■ Request ■
Exactly and only the lines from the one containing "Rebuild this chart" through the one containing "v == 0 else" belong in your copy. Pictures do not.

■ Record excerpts ■
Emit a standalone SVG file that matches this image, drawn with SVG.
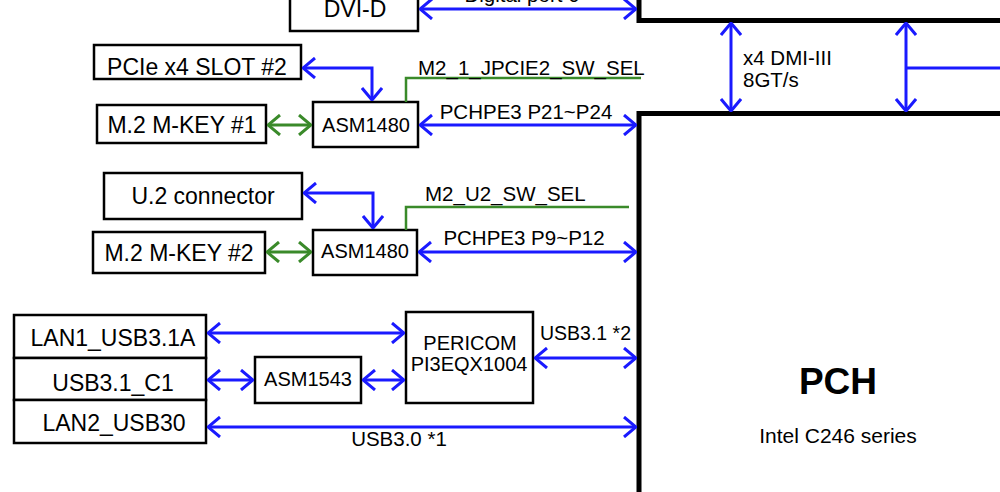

--

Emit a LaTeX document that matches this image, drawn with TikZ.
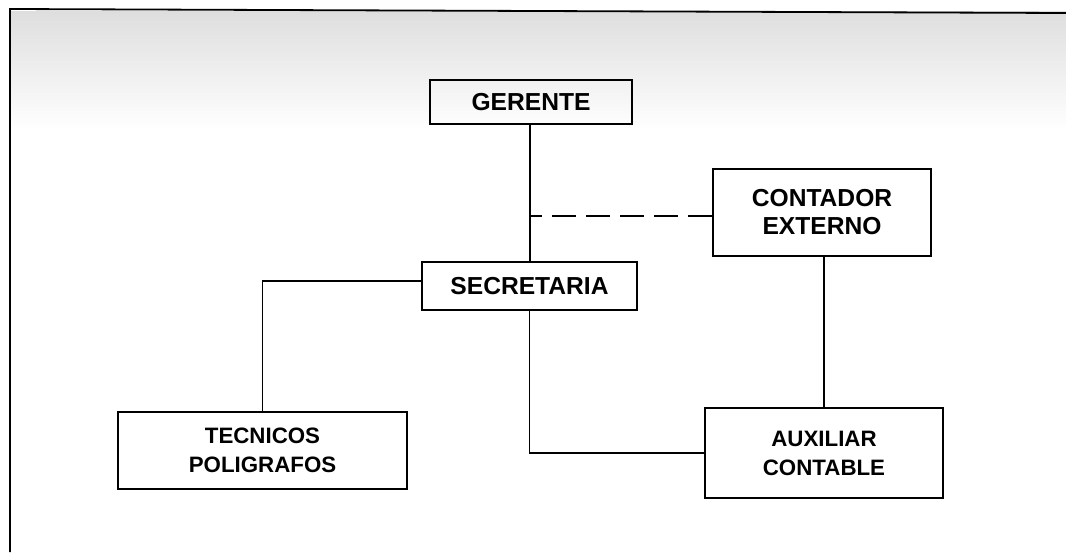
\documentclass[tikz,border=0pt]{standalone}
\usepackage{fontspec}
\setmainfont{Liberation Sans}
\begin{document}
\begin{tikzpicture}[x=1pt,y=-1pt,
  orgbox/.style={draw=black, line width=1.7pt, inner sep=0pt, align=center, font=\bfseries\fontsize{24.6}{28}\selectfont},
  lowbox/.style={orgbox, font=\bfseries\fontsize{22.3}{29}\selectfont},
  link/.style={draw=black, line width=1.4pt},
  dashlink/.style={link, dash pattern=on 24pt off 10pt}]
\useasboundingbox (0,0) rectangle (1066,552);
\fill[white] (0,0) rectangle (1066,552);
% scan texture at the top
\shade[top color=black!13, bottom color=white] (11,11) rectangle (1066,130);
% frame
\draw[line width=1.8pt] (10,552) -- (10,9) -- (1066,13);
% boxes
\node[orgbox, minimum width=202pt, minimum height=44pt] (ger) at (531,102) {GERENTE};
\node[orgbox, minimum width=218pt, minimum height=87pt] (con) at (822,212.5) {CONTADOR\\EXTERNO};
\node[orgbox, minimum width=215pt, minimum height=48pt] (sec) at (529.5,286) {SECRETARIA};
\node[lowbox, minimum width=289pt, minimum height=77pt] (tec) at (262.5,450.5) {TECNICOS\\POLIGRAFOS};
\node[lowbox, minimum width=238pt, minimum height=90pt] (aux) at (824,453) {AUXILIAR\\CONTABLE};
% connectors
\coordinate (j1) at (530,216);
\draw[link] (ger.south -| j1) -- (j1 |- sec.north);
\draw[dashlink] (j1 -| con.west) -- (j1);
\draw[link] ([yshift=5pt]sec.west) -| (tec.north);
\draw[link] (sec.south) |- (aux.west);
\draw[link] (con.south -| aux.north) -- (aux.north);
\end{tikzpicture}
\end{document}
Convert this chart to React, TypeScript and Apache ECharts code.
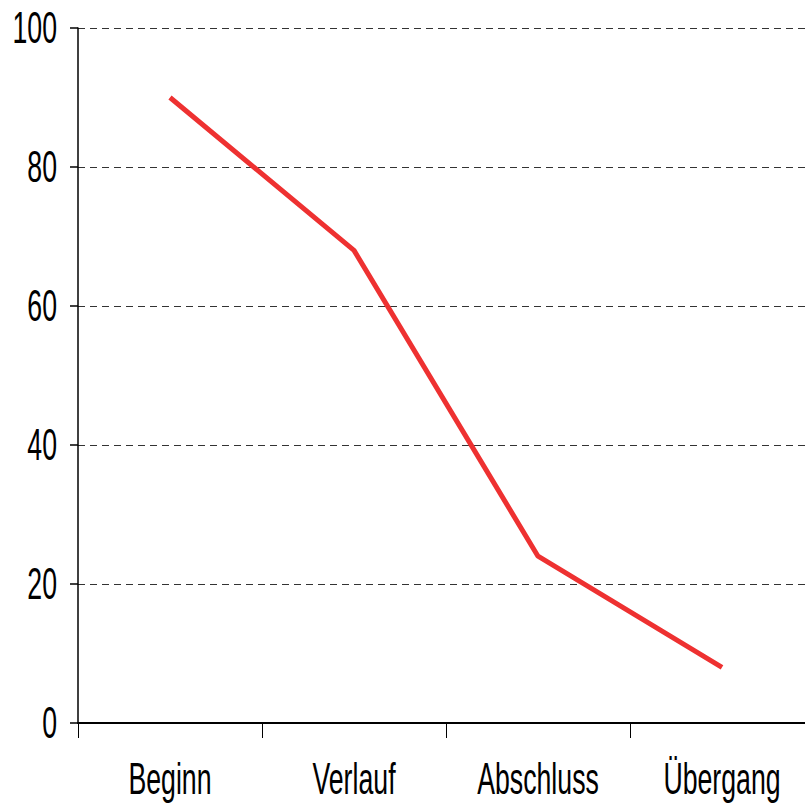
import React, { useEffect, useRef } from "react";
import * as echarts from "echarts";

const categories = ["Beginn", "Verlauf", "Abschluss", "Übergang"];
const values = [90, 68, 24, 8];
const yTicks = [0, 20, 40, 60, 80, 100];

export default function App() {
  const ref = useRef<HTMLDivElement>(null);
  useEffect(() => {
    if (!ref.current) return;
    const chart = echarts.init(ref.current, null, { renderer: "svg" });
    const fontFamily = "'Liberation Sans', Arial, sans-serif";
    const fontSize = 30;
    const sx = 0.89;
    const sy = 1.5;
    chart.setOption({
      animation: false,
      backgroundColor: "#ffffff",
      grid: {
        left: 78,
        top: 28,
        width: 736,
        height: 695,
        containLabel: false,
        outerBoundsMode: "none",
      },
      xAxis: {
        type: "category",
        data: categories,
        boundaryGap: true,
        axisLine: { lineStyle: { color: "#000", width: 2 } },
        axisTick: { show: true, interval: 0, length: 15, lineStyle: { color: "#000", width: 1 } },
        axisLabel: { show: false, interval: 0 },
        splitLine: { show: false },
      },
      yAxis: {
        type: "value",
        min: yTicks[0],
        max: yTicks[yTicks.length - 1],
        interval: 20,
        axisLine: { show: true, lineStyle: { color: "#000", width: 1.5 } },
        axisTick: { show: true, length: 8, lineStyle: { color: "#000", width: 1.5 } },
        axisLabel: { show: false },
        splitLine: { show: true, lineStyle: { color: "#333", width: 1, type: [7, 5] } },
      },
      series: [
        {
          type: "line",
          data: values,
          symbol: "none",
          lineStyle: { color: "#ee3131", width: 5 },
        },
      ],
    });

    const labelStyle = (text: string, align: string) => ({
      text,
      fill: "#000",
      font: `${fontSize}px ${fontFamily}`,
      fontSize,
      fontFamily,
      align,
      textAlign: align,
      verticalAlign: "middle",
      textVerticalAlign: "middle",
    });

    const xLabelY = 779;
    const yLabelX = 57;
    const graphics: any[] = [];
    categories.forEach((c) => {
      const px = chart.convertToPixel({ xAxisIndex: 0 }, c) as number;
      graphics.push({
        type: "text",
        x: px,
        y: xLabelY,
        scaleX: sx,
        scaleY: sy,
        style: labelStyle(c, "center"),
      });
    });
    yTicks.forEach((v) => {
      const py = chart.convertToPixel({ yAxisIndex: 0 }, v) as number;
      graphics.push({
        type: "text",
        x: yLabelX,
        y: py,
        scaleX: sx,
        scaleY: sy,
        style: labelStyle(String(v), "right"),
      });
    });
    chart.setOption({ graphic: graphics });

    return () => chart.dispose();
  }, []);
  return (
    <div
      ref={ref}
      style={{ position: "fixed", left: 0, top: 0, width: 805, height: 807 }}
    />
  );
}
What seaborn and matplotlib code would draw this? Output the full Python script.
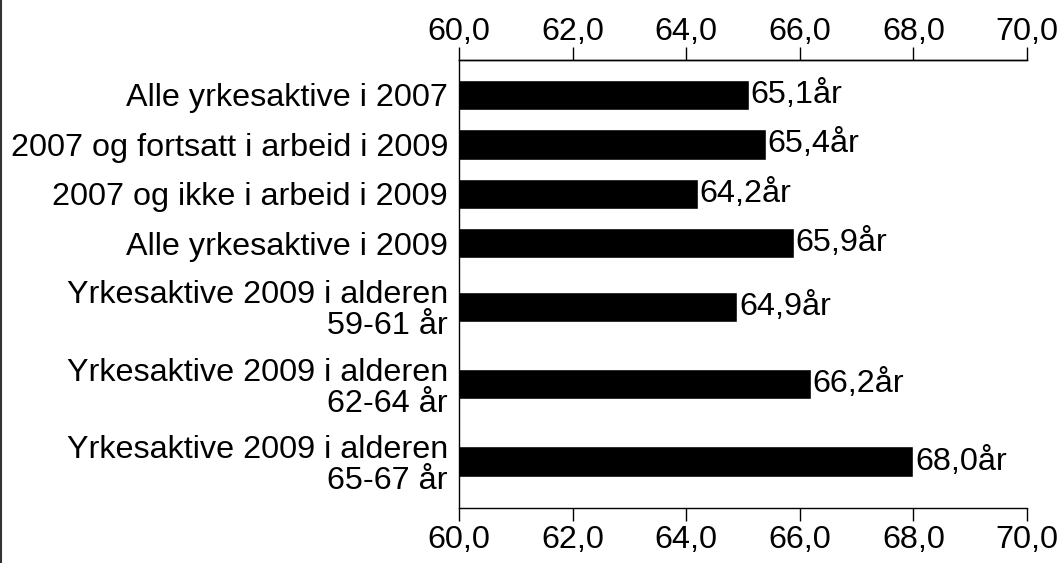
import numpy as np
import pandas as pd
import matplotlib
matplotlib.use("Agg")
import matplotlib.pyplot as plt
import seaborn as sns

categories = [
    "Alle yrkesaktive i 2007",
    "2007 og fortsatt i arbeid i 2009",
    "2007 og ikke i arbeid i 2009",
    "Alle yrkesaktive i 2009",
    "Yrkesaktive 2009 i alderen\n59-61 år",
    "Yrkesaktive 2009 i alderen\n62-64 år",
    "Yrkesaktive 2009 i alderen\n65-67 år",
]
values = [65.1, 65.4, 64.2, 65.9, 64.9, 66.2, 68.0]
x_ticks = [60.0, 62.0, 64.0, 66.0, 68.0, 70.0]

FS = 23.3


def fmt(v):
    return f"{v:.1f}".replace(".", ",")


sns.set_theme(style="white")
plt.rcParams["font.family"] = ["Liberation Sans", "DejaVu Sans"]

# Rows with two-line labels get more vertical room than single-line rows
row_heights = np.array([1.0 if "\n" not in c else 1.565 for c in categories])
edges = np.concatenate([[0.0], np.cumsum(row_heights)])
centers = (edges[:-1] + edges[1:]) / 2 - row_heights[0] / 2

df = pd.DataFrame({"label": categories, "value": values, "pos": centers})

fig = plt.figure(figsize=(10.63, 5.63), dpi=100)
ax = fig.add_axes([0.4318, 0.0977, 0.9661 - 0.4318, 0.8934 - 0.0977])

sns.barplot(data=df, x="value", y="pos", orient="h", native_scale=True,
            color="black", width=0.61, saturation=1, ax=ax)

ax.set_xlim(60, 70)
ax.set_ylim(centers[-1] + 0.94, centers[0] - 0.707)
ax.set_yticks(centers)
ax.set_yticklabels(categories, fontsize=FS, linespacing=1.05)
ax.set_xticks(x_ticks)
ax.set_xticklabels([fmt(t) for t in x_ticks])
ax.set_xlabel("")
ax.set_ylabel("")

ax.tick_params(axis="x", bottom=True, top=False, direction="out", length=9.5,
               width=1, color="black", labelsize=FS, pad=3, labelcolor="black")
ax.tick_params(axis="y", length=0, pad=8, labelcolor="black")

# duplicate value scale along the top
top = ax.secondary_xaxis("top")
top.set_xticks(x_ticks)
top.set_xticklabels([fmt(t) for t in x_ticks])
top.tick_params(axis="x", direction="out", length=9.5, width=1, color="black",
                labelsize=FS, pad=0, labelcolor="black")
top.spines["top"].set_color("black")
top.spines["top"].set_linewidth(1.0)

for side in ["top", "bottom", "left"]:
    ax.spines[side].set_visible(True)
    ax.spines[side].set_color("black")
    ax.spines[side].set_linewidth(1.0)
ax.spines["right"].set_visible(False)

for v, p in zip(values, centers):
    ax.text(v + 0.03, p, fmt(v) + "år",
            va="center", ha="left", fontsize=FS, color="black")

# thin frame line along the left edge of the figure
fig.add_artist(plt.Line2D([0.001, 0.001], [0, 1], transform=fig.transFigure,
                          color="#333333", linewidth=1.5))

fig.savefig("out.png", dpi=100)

...

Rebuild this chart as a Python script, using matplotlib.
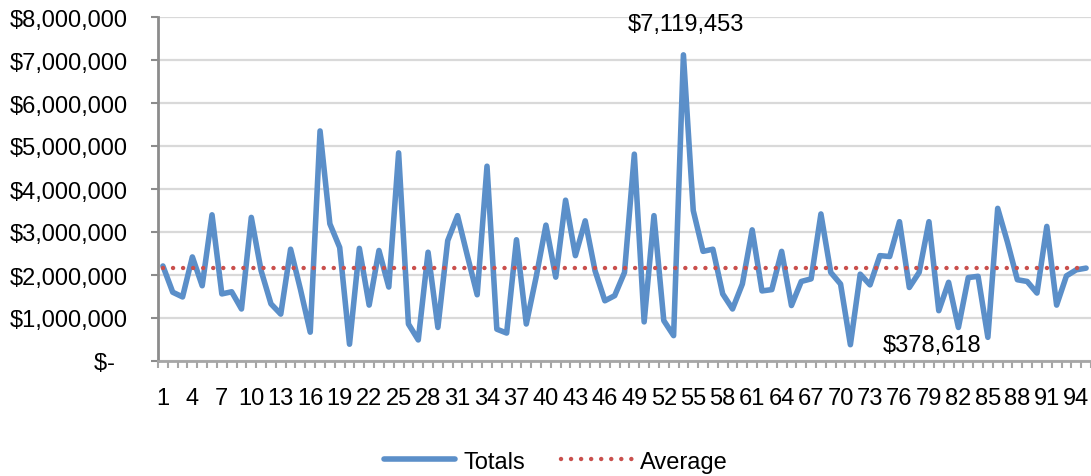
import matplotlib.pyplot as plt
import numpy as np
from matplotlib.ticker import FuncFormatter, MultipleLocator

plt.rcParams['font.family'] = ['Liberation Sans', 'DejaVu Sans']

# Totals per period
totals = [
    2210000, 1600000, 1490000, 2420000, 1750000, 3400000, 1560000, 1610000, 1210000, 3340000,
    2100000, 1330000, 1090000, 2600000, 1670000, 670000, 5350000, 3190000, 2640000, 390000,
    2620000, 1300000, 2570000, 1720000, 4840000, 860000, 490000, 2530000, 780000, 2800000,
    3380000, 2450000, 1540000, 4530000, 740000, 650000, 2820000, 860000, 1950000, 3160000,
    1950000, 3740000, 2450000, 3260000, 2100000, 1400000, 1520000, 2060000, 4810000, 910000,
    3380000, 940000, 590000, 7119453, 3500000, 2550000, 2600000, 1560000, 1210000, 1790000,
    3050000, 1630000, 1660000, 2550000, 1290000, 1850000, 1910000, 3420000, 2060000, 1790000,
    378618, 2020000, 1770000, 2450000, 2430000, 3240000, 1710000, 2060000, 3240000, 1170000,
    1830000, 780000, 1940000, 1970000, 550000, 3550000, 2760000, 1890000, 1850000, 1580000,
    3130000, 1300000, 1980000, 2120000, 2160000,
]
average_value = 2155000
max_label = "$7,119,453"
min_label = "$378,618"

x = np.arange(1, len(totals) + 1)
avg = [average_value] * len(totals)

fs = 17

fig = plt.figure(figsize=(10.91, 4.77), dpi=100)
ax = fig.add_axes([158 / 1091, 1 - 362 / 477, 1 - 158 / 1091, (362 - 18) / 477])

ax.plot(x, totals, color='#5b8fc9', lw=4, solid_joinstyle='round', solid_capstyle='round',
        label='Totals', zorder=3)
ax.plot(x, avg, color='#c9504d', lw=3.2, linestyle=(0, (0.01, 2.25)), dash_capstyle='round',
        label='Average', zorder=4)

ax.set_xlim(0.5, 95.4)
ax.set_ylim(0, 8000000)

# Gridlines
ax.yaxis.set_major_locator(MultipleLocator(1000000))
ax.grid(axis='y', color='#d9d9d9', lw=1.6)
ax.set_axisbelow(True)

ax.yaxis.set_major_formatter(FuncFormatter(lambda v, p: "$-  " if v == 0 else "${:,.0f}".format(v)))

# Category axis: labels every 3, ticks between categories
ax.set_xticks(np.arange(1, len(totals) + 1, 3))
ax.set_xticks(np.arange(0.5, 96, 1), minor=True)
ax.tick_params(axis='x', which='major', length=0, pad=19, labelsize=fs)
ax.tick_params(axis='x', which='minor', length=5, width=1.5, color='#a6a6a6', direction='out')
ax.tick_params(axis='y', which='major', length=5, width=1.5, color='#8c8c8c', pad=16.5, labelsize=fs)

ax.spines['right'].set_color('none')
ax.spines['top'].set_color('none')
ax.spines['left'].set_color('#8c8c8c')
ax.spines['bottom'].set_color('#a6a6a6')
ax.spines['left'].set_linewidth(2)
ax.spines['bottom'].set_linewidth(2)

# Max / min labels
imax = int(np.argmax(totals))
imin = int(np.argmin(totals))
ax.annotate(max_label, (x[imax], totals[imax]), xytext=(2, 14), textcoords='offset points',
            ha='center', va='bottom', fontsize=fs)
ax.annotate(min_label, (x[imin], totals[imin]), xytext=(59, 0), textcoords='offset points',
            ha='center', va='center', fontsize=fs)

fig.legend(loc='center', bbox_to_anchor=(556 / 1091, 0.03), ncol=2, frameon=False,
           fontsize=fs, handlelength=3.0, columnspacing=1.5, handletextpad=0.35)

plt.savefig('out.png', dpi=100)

■ Written reply ■
Rebuild this chart as a Python script, using matplotlib.
import matplotlib.pyplot as plt
import numpy as np
from matplotlib.ticker import FuncFormatter, MultipleLocator

plt.rcParams['font.family'] = ['Liberation Sans', 'DejaVu Sans']

# Totals per period
totals = [
    2210000, 1600000, 1490000, 2420000, 1750000, 3400000, 1560000, 1610000, 1210000, 3340000,
    2100000, 1330000, 1090000, 2600000, 1670000, 670000, 5350000, 3190000, 2640000, 390000,
    2620000, 1300000, 2570000, 1720000, 4840000, 860000, 490000, 2530000, 780000, 2800000,
    3380000, 2450000, 1540000, 4530000, 740000, 650000, 2820000, 860000, 1950000, 3160000,
    1950000, 3740000, 2450000, 3260000, 2100000, 1400000, 1520000, 2060000, 4810000, 910000,
    3380000, 940000, 590000, 7119453, 3500000, 2550000, 2600000, 1560000, 1210000, 1790000,
    3050000, 1630000, 1660000, 2550000, 1290000, 1850000, 1910000, 3420000, 2060000, 1790000,
    378618, 2020000, 1770000, 2450000, 2430000, 3240000, 1710000, 2060000, 3240000, 1170000,
    1830000, 780000, 1940000, 1970000, 550000, 3550000, 2760000, 1890000, 1850000, 1580000,
    3130000, 1300000, 1980000, 2120000, 2160000,
]
average_value = 2155000
max_label = "$7,119,453"
min_label = "$378,618"

x = np.arange(1, len(totals) + 1)
avg = [average_value] * len(totals)

fs = 17

fig = plt.figure(figsize=(10.91, 4.77), dpi=100)
ax = fig.add_axes([158 / 1091, 1 - 362 / 477, 1 - 158 / 1091, (362 - 18) / 477])

ax.plot(x, totals, color='#5b8fc9', lw=4, solid_joinstyle='round', solid_capstyle='round',
        label='Totals', zorder=3)
ax.plot(x, avg, color='#c9504d', lw=3.2, linestyle=(0, (0.01, 2.25)), dash_capstyle='round',
        label='Average', zorder=4)

ax.set_xlim(0.5, 95.4)
ax.set_ylim(0, 8000000)

# Gridlines
ax.yaxis.set_major_locator(MultipleLocator(1000000))
ax.grid(axis='y', color='#d9d9d9', lw=1.6)
ax.set_axisbelow(True)

ax.yaxis.set_major_formatter(FuncFormatter(lambda v, p: "$-  " if v == 0 else "${:,.0f}".format(v)))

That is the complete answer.